广场协议签订不到一年半时间,即1987年2月,美国、日本、德国等七国财长和央行行长在巴黎的卢浮宫达成协议,一致同意七个国家共同合作干预外汇市场,保持美元汇率在当时水平上的基本稳定。此次会议协议史称“卢浮宫协议”。此后几年,国际汇率包括日元对美元保持相对稳定。
所以,广场协议的签订,并不是简单的“货币战争式”演绎的汇率狙击。它包含当时美元被高估,迫切需要改变国际汇率混乱的客观要求,也包含五国利益博弈,美元霸权主导的残酷现实,还包含日本主动求变,以日元升值支持国际化战略。
日本这次国际化战略,成败几何?
实际上,1980年代,日本经济腾飞,在日元升值和国际化战略的推动下,日本开启了全球化投资、收购门阀,将大量资金和大型制造业转移到海外,这是日本战后第一次全球化产业大转移。
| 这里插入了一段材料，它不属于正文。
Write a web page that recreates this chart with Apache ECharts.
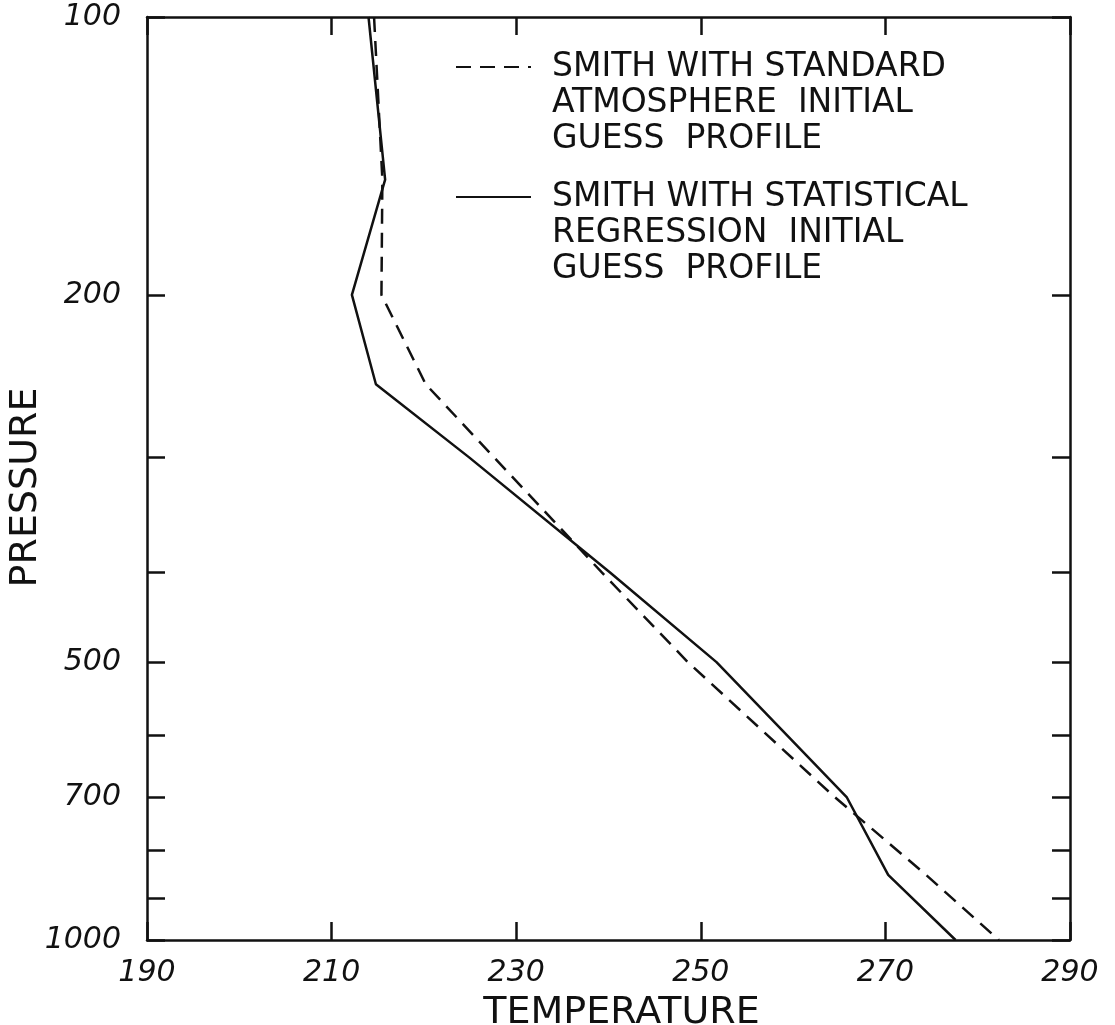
<!DOCTYPE html>
<html>
<head>
<meta charset="utf-8">
<script src="https://cdn.jsdelivr.net/npm/echarts@6/dist/echarts.min.js"></script>
<style>html,body{margin:0;padding:0;background:#fff}#chart{width:1115px;height:1025px}</style>
</head>
<body>
<div id="chart"></div>
<script>
// pressure levels (mb) and temperatures (K)
const pressureLevels = [100, 150, 200, 250, 300, 400, 500, 700, 850, 1000];
const standardAtmTemps = [214.6, 215.5, 215.4, 220.2, 227.6, 239.3, 248.6, 264.5, 274.4, 282.3];
const regressionTemps = [214.0, 215.8, 212.2, 214.8, 224.9, 240.2, 251.7, 265.8, 270.3, 277.6];
const pressureTicks = [100, 200, 300, 400, 500, 600, 700, 800, 900, 1000];
const pressureLabels = [100, 200, 500, 700, 1000];
const seriesNames = [
  'SMITH WITH STANDARD\nATMOSPHERE  INITIAL\nGUESS  PROFILE',
  'SMITH WITH STATISTICAL\nREGRESSION  INITIAL\nGUESS  PROFILE'
];

const ink = '#111';
const font = 'DejaVu Sans';

function pairs(temps){ return temps.map((t,i)=>[t, pressureLevels[i]]); }

const chart = echarts.init(document.getElementById('chart'));
const tickStyle = { show: true, inside: true, length: 18, lineStyle: { color: ink, width: 2.5 } };
const lineAxis = { show: true, lineStyle: { color: ink, width: 2.5 } };

// two blank lines in front keep the icon level with the first text line
const legendBase = {
  orient: 'vertical', left: 455, padding: 0, itemWidth: 75, itemHeight: 12,
  itemStyle: { opacity: 0 },
  formatter: name => '\n\n' + name,
  textStyle: { fontFamily: font, fontSize: 33, lineHeight: 36, color: ink, padding: [0, 0, 0, 16] }
};

const option = {
  animation: false,
  backgroundColor: '#fff',
  grid: { left: 147, top: 17, right: 45, bottom: 85, containLabel: false, outerBoundsMode: 'none' },
  legend: [
    Object.assign({ data: [seriesNames[0]], top: -23 }, legendBase),
    Object.assign({ data: [seriesNames[1]], top: 107 }, legendBase)
  ],
  xAxis: [
    { type: 'value', min: 190, max: 290, interval: 20, position: 'bottom',
      name: 'TEMPERATURE', nameLocation: 'middle', nameGap: 54, nameMoveOverlap: false,
      nameTextStyle: { fontFamily: font, fontSize: 38, color: ink, padding: [0, 0, 0, 26] },
      axisLine: lineAxis, axisTick: tickStyle, splitLine: { show: false },
      axisLabel: { fontFamily: font, fontStyle: 'italic', fontSize: 30, color: ink, margin: 18 } },
    { type: 'value', min: 190, max: 290, interval: 20, position: 'top',
      axisLine: lineAxis, axisTick: tickStyle, splitLine: { show: false }, axisLabel: { show: false } }
  ],
  yAxis: [
    { type: 'log', logBase: 10, min: 100, max: 1000, inverse: true, position: 'left',
      name: 'PRESSURE', nameLocation: 'middle', nameGap: 102, nameMoveOverlap: false,
      nameTextStyle: { fontFamily: font, fontSize: 38, color: ink, padding: [0, 18, 0, 0] },
      axisLine: lineAxis, splitLine: { show: false }, minorTick: { show: false },
      axisTick: Object.assign({}, tickStyle, { customValues: pressureTicks }),
      axisLabel: { customValues: pressureLabels, formatter: v => String(v), fontFamily: font, fontStyle: 'italic', fontSize: 30, color: ink, margin: 26 } },
    { type: 'log', logBase: 10, min: 100, max: 1000, inverse: true, position: 'right',
      axisLine: lineAxis, splitLine: { show: false },
      axisTick: Object.assign({}, tickStyle, { customValues: pressureTicks }),
      axisLabel: { show: false } }
  ],
  series: [
    { name: seriesNames[0], type: 'line', data: pairs(standardAtmTemps), symbol: 'none',
      lineStyle: { color: ink, width: 2.5, type: [15, 9] }, itemStyle: { color: ink } },
    { name: seriesNames[1], type: 'line', data: pairs(regressionTemps), symbol: 'none',
      lineStyle: { color: ink, width: 2.5 }, itemStyle: { color: ink } }
  ]
};
chart.setOption(option);
</script>
</body>
</html>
日本的国际化战略本身没有问题,也几乎是日本唯一的战略选择。日本的泡沫经济问题,不在战略上,而是策略及执行上。广场协议签订后,日元、英镑、马克、法郎同时对美元升值,但日本政府及货币当局在当时“米德冲突”之下执行了错误的货币政策。
当时,日元升值,日本迈向国际化市场,日本政府缺乏开放经济体下管理市场的经验。他们高估了日元升值对本土制造业及出口的打击,同时低估了货币扩张对金融市场的冲击。
为了减轻国内制造企业抵御日元升值带来的成本压力,日本货币当局下调了利率,以更多的流动性支持日本企业。但是,他们没有想到的是,大量的货币并未流入制造业,而是进入房地产及金融市场,逐渐推高房地产泡沫。
美国要求日元升值的同时,加大对美国商品的进口,以缩小美对日的贸易逆差。但是日本政府的策略是,不希望拿出外汇储备来直接采购美国商品,而是通过降低利率,货币扩张,释放更多的货币加大进口(当时日本外汇和汇率非完全市场化)。如此进一步释放流动性,推高房价,助长炒房投机。
另外,日元固定对美元升值,导致大量国际热钱流入日本投机市场。这对日本房地产及金融市场来说,无疑是推波助澜。
几个因素叠加,从1985年到1990年,短短几年内,日本房地产及股票价格暴涨。到1990年,资产泡沫危机一触即发。此时,日本央行意识到危险,快速提高利率,市场立即陷入流动性危机,日经指数暴跌,楼市崩盘,日本经济泡沫破灭。